First things first, September!

Andrew Dominik’s brilliant, long-awaited Blonde, an adaptation of the book of the same name (by Joyce Carol Oates), is a fictionalised take on the life of American actress Marilyn Monroe and is not always an easy watch, but, really, it feels to me like something one just has to see for oneself. MM is not the only celebrity subject of films this month, though the others are resolutely not fictionalised.

Moonage Daydream gives David Bowie the experiential, impressionistic documentary his incredible life as an artist richly deserves; Hallelujah: Leonard Cohen, a Journey, a Song tells the titular poet/singer/songwriter’s life story through the prism of his most famous song; and if, for some, Sidney - the definitive documentary on the life of Sidney Poitier - dips its toe in hagiography, well, who cares. It’s a great doc for a great man. 

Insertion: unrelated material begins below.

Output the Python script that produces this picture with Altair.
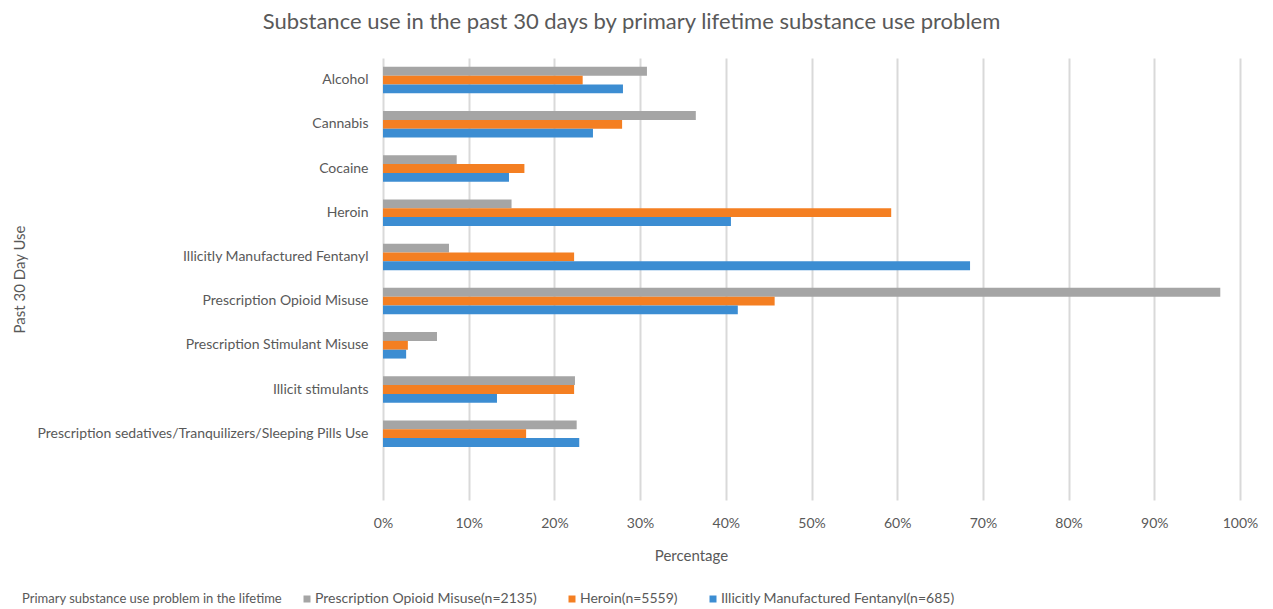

See How They Run is a hugely enjoyable, 1950s theatre-land set whodunnit in proper Agatha Christie-style in which a to-die-for cast deliver in spades on a clever and witty script; there’s much fun to be had in watching the young, rich and privileged getting what’s coming to them in Halina Reijn’s Bodies Bodies Bodies; and David Cronenberg’s latest, Crimes of the Future, marks a welcome return to the body-horror preoccupations of his past...

(Just for fun, we’ve thrown in a few screenings of some of the films with which he made his name – Videodrome, Dead Ringers and The Fly – and all of which, now I think of it, I first saw at that hallowed seat of cinematic learnings, Filmhouse, as a callow student… well… let’s just say… quite some time ago now.) 

We welcome back activism festival Take One Action!, albeit in a curtailed version this year, and the now-prolific Claire Denis returns with one of her best and most accessible films to date, Both Sides of the Blade, starring the one and only ‘Binoche’. And if it’s foreign language, surrealist ‘arthouse’ classics you’re after (and why wouldn’t you be?), the nice folks at Studiocanal have restored one of Luis Buñuel’s most celebrated and wonderfully-titled films, The Discreet Charm of the Bourgeoisie

See, what I was saying about a strong programme? Come join us, you actually could not be more welcome.